Substantially all of Rite Aid Corporation’s 100 percent owned subsidiaries guarantee the
obligations under the senior secured credit facility, second priority secured term loan facilities, secured
guaranteed notes and unsecured guaranteed notes. The senior secured credit facility, second priority
secured term loan facilities and secured guaranteed notes are secured, on a senior or second priority
basis, as applicable, by a lien on, among other things, accounts receivable, inventory and prescription
files of the subsidiary guarantors. The subsidiary guarantees related to the Company’s senior secured
credit facility, second priority secured term loan facilities and secured guaranteed notes and, on an
unsecured basis, the unsecured guaranteed notes are full and unconditional and joint and several, and
there are no restrictions on the ability of the Company to obtain funds from its subsidiaries. Also, the
Company has no independent assets or operations, and subsidiaries not guaranteeing the credit facility,
second priority secured term loan facilities and applicable notes are minor. Accordingly, condensed
consolidating financial information for the Company and subsidiaries is not presented.
Other 2014 Transactions
In June 2013, the Company completed a tender offer for its 7.5% senior secured notes due 2017 in
which $419,237 aggregate principal amount of the outstanding 7.5% notes were tendered and
repurchased. In July 2013, the Company redeemed the remaining 7.5% notes for $85,154, which
included the call premium and interest to the redemption date. The tender offer for, and redemption
of, the 7.5% notes were funded using the proceeds from the Tranche 2 Term Loan, borrowings under
the Company’s revolving credit facility and available cash.
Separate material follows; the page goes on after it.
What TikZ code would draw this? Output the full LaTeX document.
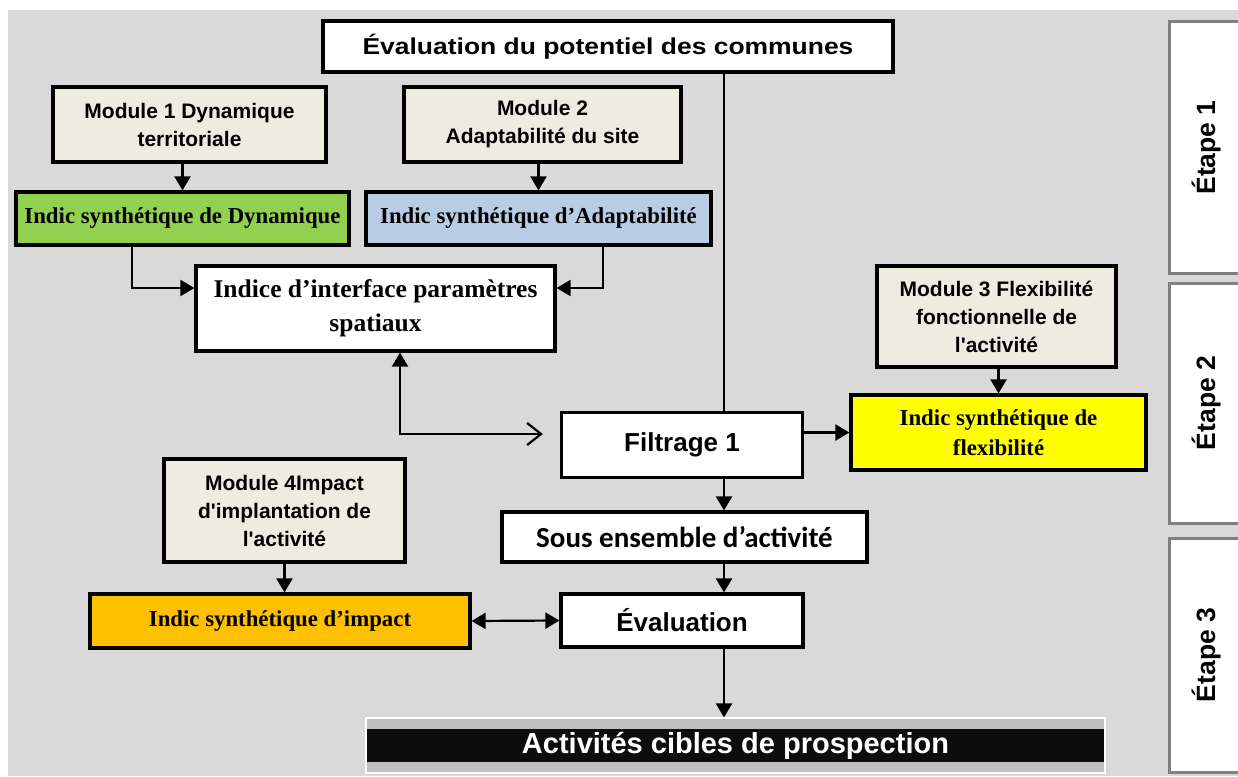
\documentclass[tikz,border=0pt]{standalone}
\usepackage{fontspec}
\setmainfont{Liberation Sans}
\newfontfamily\arialfont{Liberation Sans}
\newfontfamily\widefont[FakeStretch=1.15]{Liberation Sans}
\newfontfamily\cambfont{Liberation Serif}
\newfontfamily\calibfont{Carlito}
\usetikzlibrary{positioning,arrows.meta,calc}
\definecolor{bggray}{HTML}{D9D9D9}
\definecolor{modbeige}{HTML}{EEECE1}
\definecolor{dyngreen}{HTML}{92D050}
\definecolor{adablue}{HTML}{B8CCE4}
\definecolor{flexyellow}{HTML}{FFFF00}
\definecolor{imporange}{HTML}{FFC000}
\definecolor{stepgray}{HTML}{808080}
\definecolor{bandgray}{HTML}{BFBFBF}
\definecolor{bandblack}{HTML}{0D0D0D}

\begin{document}
\begin{tikzpicture}[x=1pt, y=-1pt,
  box/.style={draw=black, line width=3.2pt, align=center, inner sep=0pt},
  modbox/.style={box, fill=modbeige, font=\arialfont\bfseries\fontsize{21}{28}\selectfont},
  indicbox/.style={box, font=\cambfont\bfseries\fontsize{22.8}{30}\selectfont},
  mainbox/.style={box, fill=white, font=\arialfont\bfseries\fontsize{26}{30}\selectfont},
  etapebox/.style={draw=stepgray, line width=3pt, fill=white, rotate=90, inner sep=0pt,
    font=\arialfont\bfseries\fontsize{26.5}{30}\selectfont},
  arr/.style={line width=2.2pt, -{Triangle[length=14pt,width=16pt]}},
  plainline/.style={line width=2.2pt}
]
\useasboundingbox (0,0) rectangle (1238,776);
\fill[bggray] (8,10) rectangle (1238,776);

% stages on the right
\node[etapebox, minimum width=251pt, minimum height=74pt] (et1) at (1206,147.5) {Étape 1};
\node[etapebox, minimum width=240pt, minimum height=74pt] (et2) at (1206,403) {Étape 2};
\node[etapebox, minimum width=234pt, minimum height=74pt] (et3) at (1206,655) {Étape 3};

% boxes
\node[mainbox, font=\widefont\bfseries\fontsize{23}{30}\selectfont,
  minimum width=570pt, minimum height=51pt] (eval) at (608,46.5) {\raisebox{-4pt}{Évaluation du potentiel des communes}};
\node[modbox, minimum width=273pt, minimum height=75pt] (mod1) at (189.5,124.5) {Module 1 Dynamique\\territoriale};
\node[modbox, minimum width=277pt, minimum height=75pt] (mod2) at (542.5,124.5) {Module 2\\Adaptabilité du site};
\node[indicbox, fill=dyngreen, minimum width=333pt, minimum height=53pt] (isdyn) at (182.5,218.5) {Indic synthétique de Dynamique};
\node[indicbox, fill=adablue, minimum width=345pt, minimum height=53pt] (isada) at (538.5,218.5) {Indic synthétique d’Adaptabilité};
\node[indicbox, fill=white, font=\cambfont\bfseries\fontsize{25.5}{34}\selectfont,
  minimum width=359pt, minimum height=85pt] (iface) at (375.5,308.5) {Indice d’interface paramètres\\spatiaux};
\node[modbox, minimum width=239pt, minimum height=101pt] (mod3) at (996.5,316.5) {Module 3 Flexibilité\\fonctionnelle de\\l\textquotesingle activité};
\node[indicbox, fill=flexyellow, minimum width=295pt, minimum height=75pt] (isflex) at (998.5,432.5) {Indic synthétique de\\flexibilité};
\node[mainbox, minimum width=241pt, minimum height=65pt] (filt) at (682,445) {Filtrage 1};
\node[mainbox, font=\calibfont\bfseries\fontsize{29}{30}\selectfont,
  minimum width=365pt, minimum height=50pt] (sous) at (684.5,537) {Sous ensemble d’activité};
\node[mainbox, minimum width=242pt, minimum height=53pt] (evalb) at (682,620.5) {Évaluation};
\node[modbox, minimum width=241pt, minimum height=103pt] (mod4) at (284.5,510.5) {Module 4Impact\\d\textquotesingle implantation de\\l\textquotesingle activité};
\node[indicbox, fill=imporange, minimum width=380pt, minimum height=54pt] (isimp) at (280,621) {Indic synthétique d’impact};
\node[draw=white, line width=1.2pt, fill=bandgray, minimum width=739pt, minimum height=55pt] (actibg) at (735.5,745.5) {};
\node[fill=bandblack, text=white, inner sep=0pt, minimum width=737pt, minimum height=33pt,
  font=\arialfont\bfseries\fontsize{29}{30}\selectfont] (acti) at (actibg) {Activités cibles de prospection};

% connectors
\coordinate (spine) at (724,0);
\coordinate (dynx) at (132,0);
\coordinate (adax) at (603,0);
\coordinate (ifx) at (400,0);
\draw[plainline] (eval.south -| spine) -- (filt.north -| spine);
\draw[arr] (filt.south -| spine) -- (sous.north -| spine);
\draw[arr] (sous.south -| spine) -- (evalb.north -| spine);
\draw[arr] (evalb.south -| spine) -- (actibg.north -| spine);
\draw[arr] (mod1.south -| isdyn.north) -- (isdyn.north);
\draw[arr] (mod2.south -| isada.north) -- (isada.north);
\draw[arr] (mod3.south -| isflex.north) -- (isflex.north);
\draw[arr] (mod4.south) -- (isimp.north -| mod4.south);
\draw[arr] (isdyn.south -| dynx) |- ([yshift=20.5pt]iface.west);
\draw[arr] (isada.south -| adax) |- ([yshift=20.5pt]iface.east);
\draw[plainline, {Triangle[length=14pt,width=16pt]}-{Straight Barb[length=14pt,width=22pt]}]
  (iface.south -| ifx) |- ([xshift=-17pt,yshift=11pt]filt.west);
\draw[arr] (filt.east |- isflex.west) -- (isflex.west);
\draw[plainline, {Triangle[length=14pt,width=16pt]}-{Triangle[length=14pt,width=16pt]}] (isimp.east) -- (evalb.west);

\end{tikzpicture}
\end{document}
On July 2, 2013, the Company issued $810,000 of its 6.75% senior notes due 2021. The Company’s
obligations under the notes are fully and unconditionally guaranteed, jointly and severally, on an
unsubordinated basis, by all of its subsidiaries that guarantee the Company’s obligations under the
senior secured credit facility, the second priority secured term loan facilities and the outstanding 8.00%
senior secured notes due 2020, 10.25% senior secured notes due 2019 and 9.25% senior notes due
2020. The Company used the net proceeds of the 6.75% notes, borrowings under its revolving credit
facility and available cash to repurchase and repay all of the Company’s outstanding $810,000 aggregate
principal of 9.5% senior notes due 2017.
In July 2013, the Company completed a tender offer for its 9.5% notes in which $739,642
aggregate principal amount of the outstanding 9.5% notes were tendered and repurchased. In August
2013, the Company redeemed the remaining 9.5% notes for $73,440, which included the call premium
and interest to the redemption date.